A rich and powerful spectrum: Chailly conducts Rachmaninov in Lucerne
Russian pianist Denis Matsuev simply electrified the Lucerne stage with his performance. It is said that no other work of this genre demands more notes played per second; and indeed, there were times when Matsuev’s hands were no more than a blur on the keys. His range of interpretation, from the dreamlike to the demonstrative, from the reticent through to the triumphant and brassy, showed him exploring all the colours of Rachmaninov’s musical spectrum. He made the score as three-dimensional, as palpable as music can be. It comes as no surprise that when the composer’s grandson recorded Rachmaninov’s masterworks on the very piano his famous grandfather had played, his choice of pianist was Matsuev.

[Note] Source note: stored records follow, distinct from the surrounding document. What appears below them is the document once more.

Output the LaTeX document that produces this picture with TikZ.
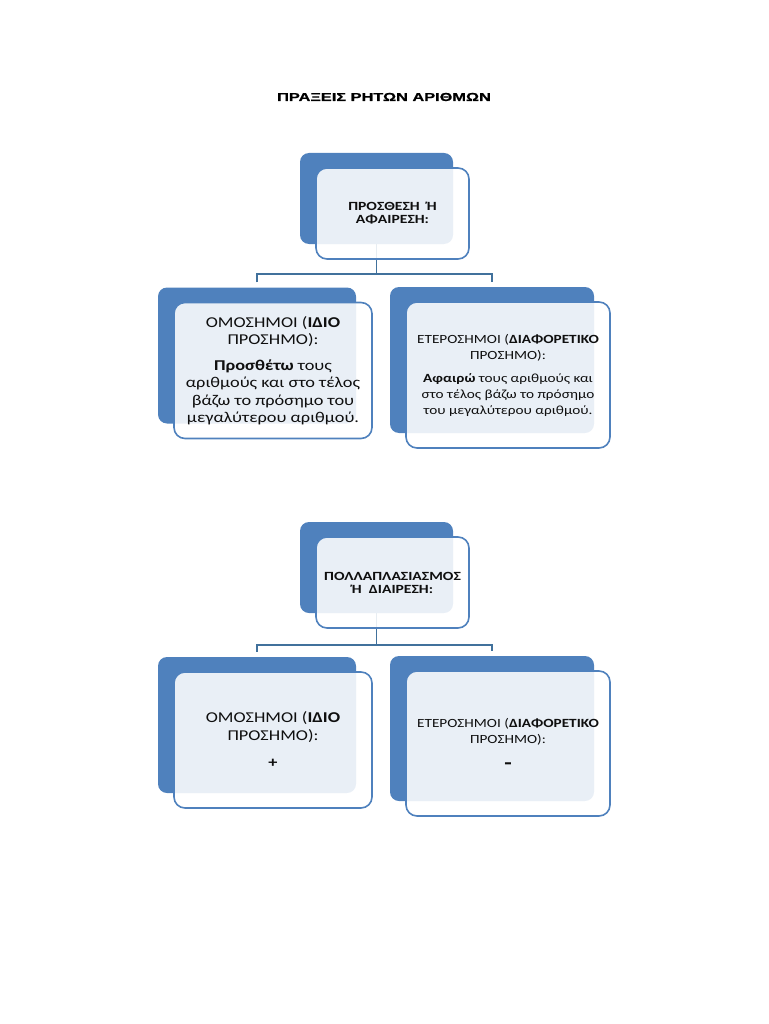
\documentclass[tikz,border=0pt]{standalone}
\usepackage{fontspec}
\setmainfont{Carlito}[FakeStretch=1.22]
\newfontfamily\capsfont{Carlito}[FakeStretch=1.25]
\newfontfamily\titlefont{Liberation Sans}[FakeStretch=1.42, FakeBold=0.8]
\usetikzlibrary{calc}
\definecolor{accent}{RGB}{79,129,189}
\definecolor{linkblue}{RGB}{65,113,156}
\definecolor{inktext}{RGB}{15,15,15}
\tikzset{
  backbox/.style={fill=accent, rounded corners=9pt, inner sep=0pt},
  frontbox/.style={draw=accent, line width=1.6pt, fill=white, fill opacity=0.88,
    text opacity=1, text=inktext, rounded corners=11pt, align=center, inner sep=0pt},
  topsize/.style={minimum width=153pt, minimum height=91pt},
  leftsize/.style={minimum width=198pt, minimum height=136pt},
  rightsize/.style={minimum width=204pt, minimum height=146pt},
  link/.style={draw=linkblue, line width=1.6pt},
  toptext/.style={font=\capsfont\fontsize{12.5}{13}\selectfont\bfseries},
  bigtext/.style={font=\fontsize{15}{17.5}\selectfont},
  smalltext/.style={font=\fontsize{12.5}{16}\selectfont},
}
\begin{document}
\begin{tikzpicture}[x=1pt,y=-1pt]
\useasboundingbox (0,0) rectangle (768,1024);
% title
\node[font=\titlefont\fontsize{11.5}{13}\selectfont\bfseries] (title) at (384,97) {ΠΡΑΞΕΙΣ ΡΗΤΩΝ ΑΡΙΘΜΩΝ};

% centres of the front boxes
\coordinate (addc) at (392.5,213.5);
\coordinate (samec) at (273,370.5);
\coordinate (diffc) at (508,375);
\coordinate (mulc) at (392.5,582.5);
\coordinate (msamec) at (273,740);
\coordinate (mdiffc) at (508,743.5);

% back boxes
\node[backbox, topsize] (addback) at ([shift={(-16,-15)}]addc) {};
\node[backbox, leftsize] (sameback) at ([shift={(-16,-15)}]samec) {};
\node[backbox, rightsize] (diffback) at ([shift={(-16,-15)}]diffc) {};
\node[backbox, topsize] (mulback) at ([shift={(-16,-15)}]mulc) {};
\node[backbox, leftsize] (msameback) at ([shift={(-16,-15)}]msamec) {};
\node[backbox, rightsize, minimum height=145pt] (mdiffback) at ([shift={(-16,-15)}]mdiffc) {};

% connectors
\draw[link] (addback.south) -- ++(0,30) coordinate (addfork);
\draw[link] ([yshift=5pt]sameback.north) |- (addfork) -| ([yshift=5pt]diffback.north);
\draw[link] (mulback.south) -- ++(0,32) coordinate (mulfork);
\draw[link] ([yshift=5pt]msameback.north) |- (mulfork) -| ([yshift=5pt]mdiffback.north);

% front boxes
\node[frontbox, topsize, toptext] (add) at (addc) {ΠΡΟΣΘΕΣΗ \ Ή\\ΑΦΑΙΡΕΣΗ:};
\node[frontbox, leftsize, bigtext] (same) at (samec)
  {ΟΜΟΣΗΜΟΙ (\textbf{ΙΔΙΟ}\\ΠΡΟΣΗΜΟ):\\[8pt]\textbf{Προσθέτω} τους\\αριθμούς και στο τέλος\\βάζω το πρόσημο του\\μεγαλύτερου αριθμού.};
\node[frontbox, rightsize, smalltext] (diff) at (diffc)
  {ΕΤΕΡΟΣΗΜΟΙ (\textbf{ΔΙΑΦΟΡΕΤΙΚΟ}\\ΠΡΟΣΗΜΟ):\\[7pt]\textbf{Αφαιρώ} τους αριθμούς και\\στο τέλος βάζω το πρόσημο\\του μεγαλύτερου αριθμού.};
\node[frontbox, topsize, toptext] (mul) at (mulc) {ΠΟΛΛΑΠΛΑΣΙΑΣΜΟΣ\\Ή \ ΔΙΑΙΡΕΣΗ:};
\node[frontbox, leftsize, bigtext] (msame) at (msamec)
  {ΟΜΟΣΗΜΟΙ (\textbf{ΙΔΙΟ}\\ΠΡΟΣΗΜΟ):\\[10pt]\textbf{+}};
\node[frontbox, rightsize, minimum height=145pt, smalltext] (mdiff) at (mdiffc)
  {ΕΤΕΡΟΣΗΜΟΙ (\textbf{ΔΙΑΦΟΡΕΤΙΚΟ}\\ΠΡΟΣΗΜΟ):\\[10pt]{\fontsize{20}{20}\selectfont\textbf{-}}};
\end{tikzpicture}
\end{document}
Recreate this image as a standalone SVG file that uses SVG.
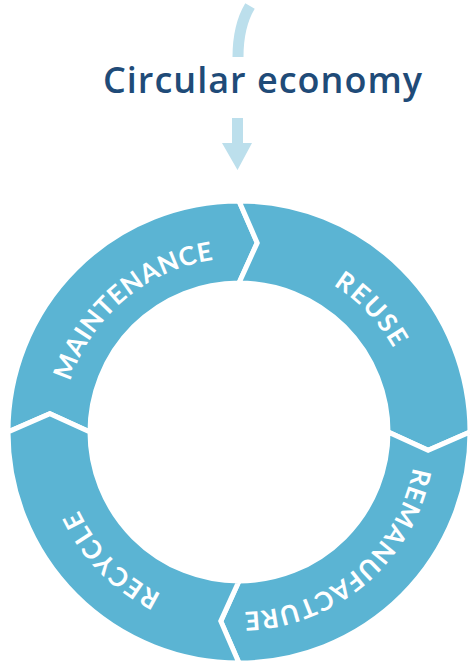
<svg xmlns="http://www.w3.org/2000/svg" width="470" height="661" viewBox="0 0 470 661">
  <style>
    .seg { fill: #5bb4d3; stroke: #ffffff; stroke-width: 5; stroke-linejoin: miter; }
    .lbl { fill: #ffffff; font-family: Lato, "Open Sans", "Liberation Sans", sans-serif; font-weight: 700; font-size: 26px; }
    .title { fill: #1f4b78; font-family: "Open Sans", "Liberation Sans", sans-serif; font-weight: 600; font-size: 36px; }
    .deco { fill: #bcdfec; }
  </style>
  <defs>
    <path id="pMaint" d="M 73.10,496.70 A 177 177 0 0 1 326.43,281.10"/>
    <path id="pReuse" d="M 168.14,272.80 A 177 177 0 0 1 397.54,513.70"/>
    <path id="pReman" d="M 404.68,372.72 A 177 177 0 0 1 152.10,589.20"/>
    <path id="pRecyc" d="M 312.40,596.06 A 177 177 0 0 1 79.24,358.80"/>
  </defs>
  <rect width="470" height="661" fill="#ffffff"/>

  <g id="title">
    <path d="M 250,6 Q 238,26 238,57" fill="none" stroke="#bcdfec" stroke-width="11"/>
    <text class="title" x="262.5" y="93" text-anchor="middle" textLength="319" lengthAdjust="spacing">Circular economy</text>
    <path class="deco" d="M 232,118 L 243,118 L 243,143 L 252,143 L 237.5,170 L 222,143 L 232,143 Z"/>
  </g>

  <g id="maintenance">
    <path class="seg" d="M 8,432 A 231 231 0 0 1 239,201 L 257.21,242.87 L 239,283 A 149 149 0 0 0 90,432 L 49.87,413.79 Z"/>
    <text class="lbl"><textPath href="#pMaint" startOffset="50%" text-anchor="middle" textLength="198" lengthAdjust="spacing">MAINTENANCE</textPath></text>
  </g>
  <g id="reuse">
    <path class="seg" d="M 239,201 A 231 231 0 0 1 470,432 L 428.13,450.21 L 388,432 A 149 149 0 0 0 239,283 L 257.21,242.87 Z"/>
    <text class="lbl"><textPath href="#pReuse" startOffset="50%" text-anchor="middle" textLength="88" lengthAdjust="spacing">REUSE</textPath></text>
  </g>
  <g id="remanufacture">
    <path class="seg" d="M 470,432 A 231 231 0 0 1 239,663 L 220.79,621.13 L 239,581 A 149 149 0 0 0 388,432 L 428.13,450.21 Z"/>
    <text class="lbl"><textPath href="#pReman" startOffset="50%" text-anchor="middle" textLength="240" lengthAdjust="spacing">REMANUFACTURE</textPath></text>
  </g>
  <g id="recycle">
    <path class="seg" d="M 239,663 A 231 231 0 0 1 8,432 L 49.87,413.79 L 90,432 A 149 149 0 0 0 239,581 L 220.79,621.13 Z"/>
    <text class="lbl"><textPath href="#pRecyc" startOffset="50%" text-anchor="middle" textLength="120" lengthAdjust="spacing">RECYCLE</textPath></text>
  </g>
  <g id="connectors"/>
</svg>
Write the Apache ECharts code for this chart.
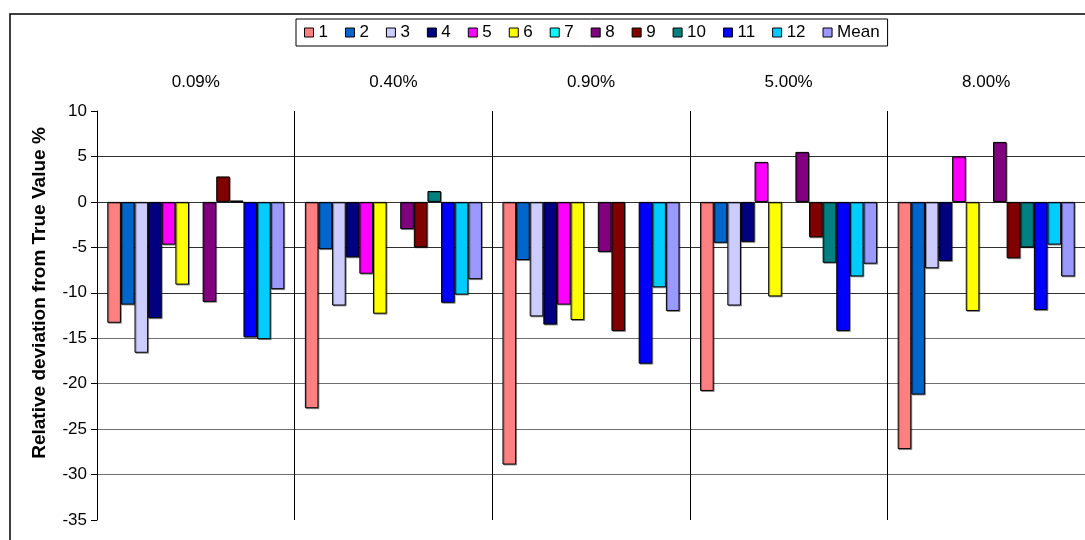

Matsuev was supported by a configuration of players second to none. The Lucerne Festival Orchestra musicians hold chairs in the world’s finest orchestras and many enjoy distinguished solo careers. There was a moment in the first movement, for example, where the tempo gradually slowed, and in fairly quick succession, the flute, oboe and clarinet each had a brief solo, all of them consummately beautiful. Again and again as one resonant body, too, the strings’ emotive work was extraordinary, enough, as the adage goes, to make even a brave man cry.
The first movement begins with the "Russian hymn" theme often equated with religious chant, although Rachmaninov himself insisted that there was no such connection. That said, the gentle, regular pulse of the orchestra at the start hardly foretells the dynamism and roller-coaster of complex moods to come. The second-movement Intermezzo opens with an orchestral introduction that gives the pianist the only respite in the entire concerto. The strings sounded almost interplanetary at the start, then the piano introduced playful syncopation, and the dialogue between piano and orchestra was interrupted several times afterwards by short piano solos. The concerto’s Finale almost stunned with its majestic scope. Matsuev at one point jumped up to shoot out his suit-tails behind him; it was almost enough to elicit a cheer from the audience even before the thunderous applause at the conclusion.
Riccardo Chailly continued to show himself almost blood-bonded to this Lucerne configuration. Having succeeded Claudio Abbado as Music Director in 2016, his conducting is muscular and demonstrative, his footwork, solid, and his appreciation of the players’ excellence, clearly visible. His broad grin at the end spoke volumes.